The Federal Reserve, however, is part of the government. And every time one of these new financial fads blows up on its sponsors, in rushes the Fed to countermand the market's verdict -because of the larger risks to the economy.

When banks lost billions on Third World loans in the 1980s, the Fed came to their rescue. When Citibank was under water in 1990, the president of the Federal Reserve Bank of New York personally undertook a secret mission to persuade a Saudi prince to pump in billions in capital as a passive investor. Sure sounds like government intervention to me.

In 1998, the Fed virtually ordered the banks to bail out a big hedge fund that went bust, Long Term Capital Management.

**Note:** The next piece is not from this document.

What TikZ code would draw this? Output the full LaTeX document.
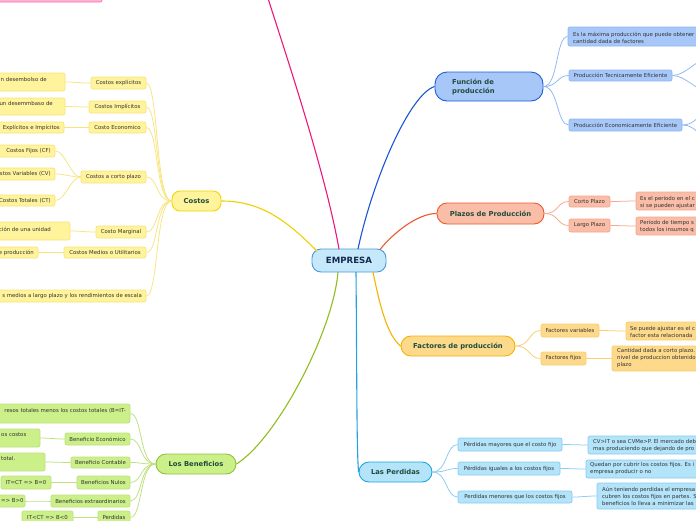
\documentclass[tikz,border=0pt]{standalone}
\usepackage{fontspec}
\setmainfont{DejaVu Sans}
\definecolor{eFill}{HTML}{C5E8FA}\definecolor{eDraw}{HTML}{4A9AD6}
\definecolor{fFill}{HTML}{A7C7F9}\definecolor{fDraw}{HTML}{1C5FD8}\definecolor{fSub}{HTML}{8DB8F2}\definecolor{fLine}{HTML}{1A57D6}
\definecolor{pFill}{HTML}{F9BDA8}\definecolor{pDraw}{HTML}{EE5A2C}\definecolor{pSub}{HTML}{F6A890}
\definecolor{aFill}{HTML}{FDD98B}\definecolor{aDraw}{HTML}{F5B300}\definecolor{aSub}{HTML}{F9CF6E}
\definecolor{lFill}{HTML}{B3E4FA}\definecolor{lDraw}{HTML}{22A3DF}\definecolor{lSub}{HTML}{86CDEF}
\definecolor{bFill}{HTML}{CCF089}\definecolor{bDraw}{HTML}{8CC43A}\definecolor{bSub}{HTML}{BEE07E}\definecolor{bLine}{HTML}{8FBE1E}
\definecolor{cFill}{HTML}{FFF39C}\definecolor{cDraw}{HTML}{F2D600}\definecolor{cSub}{HTML}{F8E57C}\definecolor{cLine}{HTML}{EFD000}
\definecolor{kFill}{HTML}{FFB3D6}\definecolor{kDraw}{HTML}{FF6FB3}\definecolor{kLine}{HTML}{F0177C}
\definecolor{txt}{HTML}{333333}\definecolor{mtxt}{HTML}{1E4D3B}\definecolor{etxt}{HTML}{15294D}
\newcommand\bx[7]{\node[#6, minimum width={(#4-(#2))*1pt}, minimum height={(#5-(#3))*1pt}] (#1) at ({(#2+#4)/2},{(#3+#5)/2}) {#7};}
\tikzset{
  sbox/.style={draw, rounded corners=2pt, inner sep=0pt, line width=0.7pt, text=txt, font=\fontsize{5.4}{7}\selectfont},
  mbox/.style={draw, inner sep=0pt, line width=0.9pt, text=mtxt, font=\bfseries\fontsize{6.8}{9}\selectfont},
  stxt/.style={inner sep=0pt, text=txt, font=\fontsize{5.4}{7}\selectfont, align=left},
  mtext/.style={inner sep=0pt, text=mtxt, font=\bfseries\fontsize{6.8}{9}\selectfont, align=left},
  boxF/.style={sbox, fill=fFill, draw=fSub},
  boxP/.style={sbox, fill=pFill, draw=pSub},
  boxA/.style={sbox, fill=aFill, draw=aSub},
  boxL/.style={sbox, fill=lFill, draw=lSub},
  boxB/.style={sbox, fill=bFill, draw=bSub},
  boxC/.style={sbox, fill=cFill, draw=cSub},
  boxK/.style={sbox, fill=kFill, draw=kDraw},
  sline/.style={line width=0.75pt},
  mline/.style={line width=1.1pt},
}
\begin{document}
\begin{tikzpicture}[x=1pt,y=-1pt]
\useasboundingbox (0,0) rectangle (696,520);
\fill[white] (0,0) rectangle (696,520);
\clip (0,0) rectangle (696,520);

% central node
\bx{emp}{312}{249}{386}{272}{mbox, fill=eFill, draw=eDraw, text=etxt, rounded corners=9pt, font=\bfseries\fontsize{8.6}{10}\selectfont}{EMPRESA}

% pink (top, clipped)
\bx{pink}{-20}{-20}{102}{2}{boxK}{}
\coordinate (pinkend) at (267,-5);

% Funcion de produccion
\bx{fun}{435}{72}{543}{101}{mbox, fill=fFill, draw=fDraw, rounded corners=12pt}{}
\node[mtext, anchor=west] (funt) at (452,86.5) {Función de\\producción};
\bx{fl1}{568}{27}{720}{46}{boxF}{}
\node[stxt, anchor=west] (fl1t) at (573,37.5) {Es la máxima producción que puede obtener\\cantidad dada de factores};
\bx{fte}{569}{70}{672}{81}{boxF}{Producción Tecnicamente Eficiente}
\bx{fee}{569}{119}{682}{131}{boxF}{Producción Economicamente Eficiente}
\coordinate (fte1) at (712,57);
\coordinate (fte2) at (712,93);
\coordinate (fee1) at (712,112);
\coordinate (fee2) at (712,138);

% Plazos
\bx{pla}{437}{203}{544}{224}{mbox, fill=pFill, draw=pDraw, rounded corners=10pt}{Plazos de Producción}
\bx{pco}{569}{196}{610}{207}{boxP}{Corto Plazo}
\bx{plg}{569}{219}{610}{232}{boxP}{Largo Plazo}
\bx{pl1}{636}{192}{720}{210}{boxP}{}
\node[stxt, anchor=west] (pl1t) at (640,202.5) {Es el periodo en el c\\si se pueden ajustar};
\bx{pl2}{636}{217}{720}{235}{boxP}{}
\node[stxt, anchor=west] (pl2t) at (640,226.5) {Periodo de tiempo s\\todos los insumos q};

% Factores
\bx{fac}{401}{336}{515}{356}{mbox, fill=aFill, draw=aDraw, rounded corners=10pt}{Factores de producción}
\bx{fva}{541}{324}{599}{337}{boxA}{Factores variables}
\bx{ffi}{541}{352}{586}{365}{boxA}{Factores fijos}
\bx{fa1}{626}{322}{720}{340}{boxA}{}
\node[stxt, anchor=west] (fa1t) at (630,331.5) {Se puede ajustar es el c\\factor esta relacionada};
\bx{fa2}{612}{346}{720}{371}{boxA}{}
\node[stxt, anchor=west] (fa2t) at (617,358.5) {Cantidad dada a corto plazo.\\nivel de produccion obtenido\\plazo};

% Perdidas
\bx{per}{359}{462}{432}{482}{mbox, fill=lFill, draw=lDraw, rounded corners=10pt}{Las Perdidas}
\bx{pe1}{458}{438}{562}{451}{boxL}{Pérdidas mayores que el costo fijo}
\bx{pe2}{458}{462}{560}{475}{boxL}{Pérdidas iguales a los costos fijos}
\bx{pe3}{458}{491}{572}{503}{boxL}{Perdidas menores que los costos fijos}
\bx{lq1}{588}{436}{720}{454}{boxL}{}
\node[stxt, anchor=west] (lq1t) at (593,445.5) {CV>IT o sea CVMe>P. El mercado deb\\mas produciendo que dejando de pro};
\bx{lq2}{586}{460}{720}{478}{boxL}{}
\node[stxt, anchor=west] (lq2t) at (590,469) {Quedan por cubrir los costos fijos. Es i\\empresa producir o no};
\bx{lq3}{597}{483}{720}{509}{boxL}{}
\node[stxt, anchor=west] (lq3t) at (602,496.5) {Aún teniendo perdidas el empresa\\cubren los costos fijos en partes. S\\beneficios lo lleva a minimizar las};

% Beneficios
\bx{ben}{156}{454}{236}{474}{mbox, fill=bFill, draw=bDraw, rounded corners=10pt}{Los Beneficios}
\bx{bb0}{-20}{404}{130}{423}{boxB}{}
\node[stxt, anchor=east] (bb0t) at (126,411) {resos totales menos los costos totales (B=IT-};
\bx{bec}{65}{433}{130}{445}{boxB}{Beneficio Económico}
\bx{bel}{-20}{429}{40}{447}{boxB}{}
\node[stxt, anchor=west] (belt) at (1,435) {os costos};
\bx{bco}{71}{457}{130}{468}{boxB}{Beneficio Contable}
\bx{bcl}{-20}{453}{45}{471}{boxB}{}
\node[stxt, anchor=west] (bclt) at (1,458.5) {total.};
\bx{bnu}{77}{476}{130}{489}{boxB}{Beneficios Nulos}
\bx{bnl}{1}{476}{51}{489}{boxB}{IT=CT => B=0}
\bx{bex}{51}{495}{130}{507}{boxB}{Beneficios extraordinarios}
\bx{bxl}{-20}{495}{25}{507}{boxB}{}
\node[stxt, anchor=west] (bxlt) at (1,501) {=> B>0};
\bx{bpe}{98}{511}{130}{524}{boxB}{Perdidas}
\bx{bpl}{22}{511}{73}{524}{boxB}{IT<CT => B<0}

% Costos
\bx{cos}{172}{191}{221}{211}{mbox, fill=cFill, draw=cDraw, rounded corners=8pt}{Costos}
\bx{cex}{91}{77}{146}{89}{boxC}{Costos explícitos}
\bx{cexl}{-20}{73}{65}{91}{boxC}{}
\node[stxt, anchor=east] (cexlt) at (47,79.5) {n desembolso de};
\bx{cim}{89}{101}{146}{113}{boxC}{Costos Implícitos}
\bx{ciml}{-20}{98}{65}{115}{boxC}{}
\node[stxt, anchor=east] (cimlt) at (53,103.5) {un desemmbaso de};
\bx{cec}{89}{122}{146}{133}{boxC}{Costo Economico}
\bx{cecl}{-20}{122}{64}{133}{boxC}{}
\node[stxt, anchor=east] (ceclt) at (60,127.5) {Explícitos e Impícitos};
\bx{ccp}{81}{171}{146}{183}{boxC}{Costos a corto plazo}
\bx{ccf}{-20}{145}{55}{157}{boxC}{}
\node[stxt, anchor=east] (ccft) at (51,151) {Costos Fijos (CF)};
\bx{ccv}{-20}{168}{55}{180}{boxC}{}
\node[stxt, anchor=east] (ccvt) at (51,174) {stos Variables (CV)};
\bx{cct}{-20}{195}{55}{206}{boxC}{}
\node[stxt, anchor=east] (cctt) at (51,200.5) {Costos Totales (CT)};
\bx{cma}{96}{226}{146}{238}{boxC}{Costo Marginal}
\bx{cmal}{-20}{222}{70}{240}{boxC}{}
\node[stxt, anchor=east] (cmalt) at (51,229) {ción de una unidad};
\bx{cme}{64}{247}{146}{258}{boxC}{Costos Medios o Utilitarios}
\bx{cmel}{-20}{247}{38}{258}{boxC}{}
\node[stxt, anchor=east] (cmelt) at (34,252.5) {e producción};
\bx{clp}{-20}{290}{146}{302}{boxC}{}
\node[stxt, anchor=east] (clpt) at (142,296) {s medios a largo plazo y los rendimientos de escala};

% main connectors
\draw[mline, kLine] (emp.center) ++(-10,-11.3) .. controls +(-14,-80) and +(14,45) .. (pinkend);
\draw[mline, fLine] (emp.center) ++(9,-11.5) .. controls +(15,-70) and +(-25,8) .. (fun.west);
\draw[mline, pDraw] (emp.center) ++(31,-11) .. controls +(12,-15) and +(-20,0) .. (pla.west);
\draw[mline, aDraw] (emp.center) ++(24,11.5) .. controls +(8,40) and +(-12,-10) .. (fac.west);
\draw[mline, lDraw] (emp.center) ++(7,11.5) .. controls +(1,110) and +(-2,-25) .. (per.west);
\draw[mline, bLine] (emp.center) ++(-11,11.5) .. controls +(-5,60) and +(40,-25) .. (ben.east);
\draw[mline, cLine] (emp.center) ++(-32,-9.5) .. controls +(-30,-30) and +(40,0) .. (cos.east);

% sub connectors
\foreach \c in {cex,cim,cec,ccp,cma,cme,clp}
  \draw[sline, cSub] (cos.west) .. controls +(-16,0) and +(12,0) .. (\c.east);
\foreach \a/\b in {cex/cexl,cim/ciml,cec/cecl,ccp/ccf,ccp/ccv,ccp/cct,cma/cmal,cme/cmel}
  \draw[sline, cSub] (\a.west) .. controls +(-10,0) and +(10,0) .. (\b.east);

\foreach \c in {bb0,bec,bco,bnu,bex,bpe}
  \draw[sline, bSub] (ben.west) .. controls +(-16,0) and +(12,0) .. (\c.east);
\foreach \a/\b in {bec/bel,bco/bcl,bnu/bnl,bex/bxl,bpe/bpl}
  \draw[sline, bSub] (\a.west) .. controls +(-10,0) and +(10,0) .. (\b.east);

\foreach \c in {fl1,fte,fee}
  \draw[sline, fSub] (fun.east) .. controls +(15,0) and +(-12,0) .. (\c.west);
\foreach \a/\b in {fte/fte1,fte/fte2,fee/fee1,fee/fee2}
  \draw[sline, fSub] (\a.east) .. controls +(14,0) and +(-14,0) .. (\b);

\foreach \c in {pco,plg}
  \draw[sline, pSub] (pla.east) .. controls +(15,0) and +(-12,0) .. (\c.west);
\draw[sline, pSub] (pco.east) .. controls +(10,0) and +(-10,0) .. (pl1.west);
\draw[sline, pSub] (plg.east) .. controls +(10,0) and +(-10,0) .. (pl2.west);

\foreach \c in {fva,ffi}
  \draw[sline, aSub] (fac.east) .. controls +(15,0) and +(-12,0) .. (\c.west);
\draw[sline, aSub] (fva.east) .. controls +(10,0) and +(-10,0) .. (fa1.west);
\draw[sline, aSub] (ffi.east) .. controls +(10,0) and +(-10,0) .. (fa2.west);

\foreach \c in {pe1,pe2,pe3}
  \draw[sline, lSub] (per.east) .. controls +(15,0) and +(-12,0) .. (\c.west);
\draw[sline, lSub] (pe1.east) .. controls +(10,0) and +(-10,0) .. (lq1.west);
\draw[sline, lSub] (pe2.east) .. controls +(10,0) and +(-10,0) .. (lq2.west);
\draw[sline, lSub] (pe3.east) .. controls +(10,0) and +(-10,0) .. (lq3.west);
\end{tikzpicture}
\end{document}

And even though Greenspan had expressed worry that "irrational exuberance" was creating a stock market bubble, big losses by banks in currency speculation in East Asia and Russia led Greenspan to keep cutting rates, despite his foreboding that cheaper money would just pump up markets and invite more speculation.

So the Wall Street wiseguys have a very nice game going. When things are booming, they warn government not to spoil the party. But in a bust, they can count on the Fed to rescue them with emergency infusions of cash and cheaper interest rates.

The point is not that the Fed should let the whole economy collapse in order to teach speculators a lesson. The Fed also needs to remember its other role -- as regulator.

Greenspan, however, disdained regulation, insisting that derivatives required no government intervention. The jury is still out on Bernanke. He testified Thursday that the mortgage sector needed stronger guidelines, but backed away from embracing more regulation generally.

The Fed's record on this front is terrible. Congress, anticipating mortgage problems, passed legislation back in 1994, requiring the Fed to regulate loan standards for all mortgage creditors, including the otherwise unregulated companies that brought us the subprime crisis. Yet for 13 years, the Fed stonewalled. Not until July, when the crisis was full blown, did the Fed reluctantly promise regulations by year-end.

The subprime explosion is a simple case of regulatory failure. There is little monitoring of the mortgage companies that originated the bait-and-switch loans, the investment companies that turned them into bonds, the private rating agencies that gave the bonds overly optimistic ratings, and the hedge funds that bought them.